The President of the Yosemite Association, I think his name is Steve Medley(?)
Superintendent of the Park updating us on the landslide and its effects on tourism:
Here's Phil Frank drawing and talking about Floyd, one of the characters in his strip.
Michael Ross, children's book author and illustrator, signing a copy of Baby Bear Isn't Hungry for my mom's classroom. (When I told him it was for Mrs. Hough's classroom, he thought I meant me. Eep. I'm so not old enough to be a Mrs.)
Phil Frank autographing away – and the line that formed waiting for him.
The sketch of Bruinhilda Dad bought for me at auction
Talking to Phil Frank while he signed the drawings. It was actually really awkward, because I didn't have much to say and he was tired from signing books for nearly two hours.
Dad didn't manage to get a single photograph of Domby or myself facing toward the camera – this is the best I've got of us dancing. I picked this picture because damn, my hair looks pretty, and it's the best shot of Domby.
The boy to my left, in black, was the Wawona Hotel housekeeper.
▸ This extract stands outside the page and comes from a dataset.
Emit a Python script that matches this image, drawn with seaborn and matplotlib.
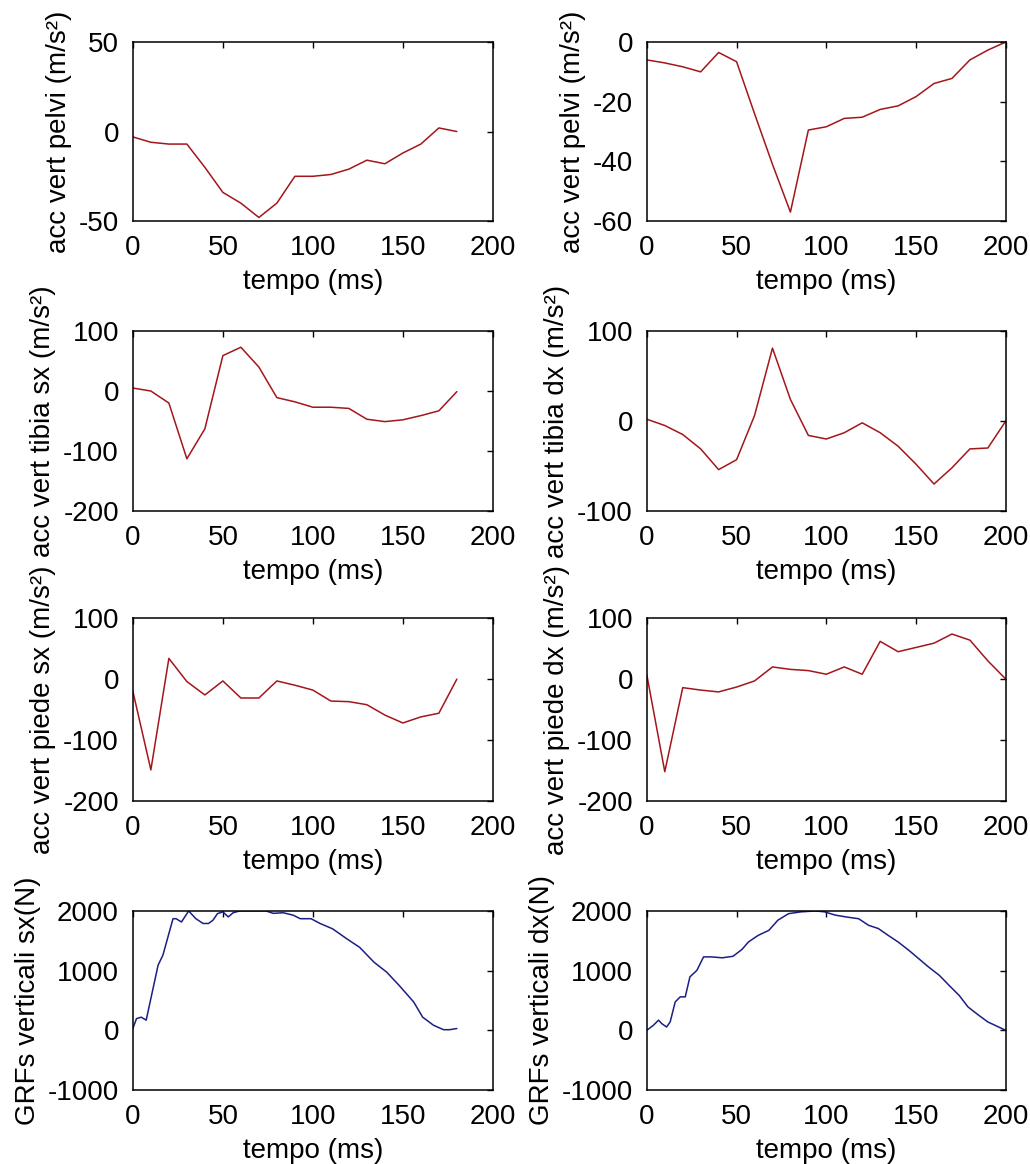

I was also wearing the cowboy hat most of the night. (If only it had been the ranger hat – that's what I really want to wear. Ranger hats are cool!)
Here's the final shot from Saturday, hanging out around the campfire. The two girls were both interns, I believe. I totally didn't realize that the cowboy hat somehow went from my head to the other girl's. When did that happen?
Also, you totally can't tell from the photo, but I had not shaved my legs in like a week and my legs were HAIRY. It was gross, but I wore long pants the whole weekend so I don't think anyone found out. Except now you guys.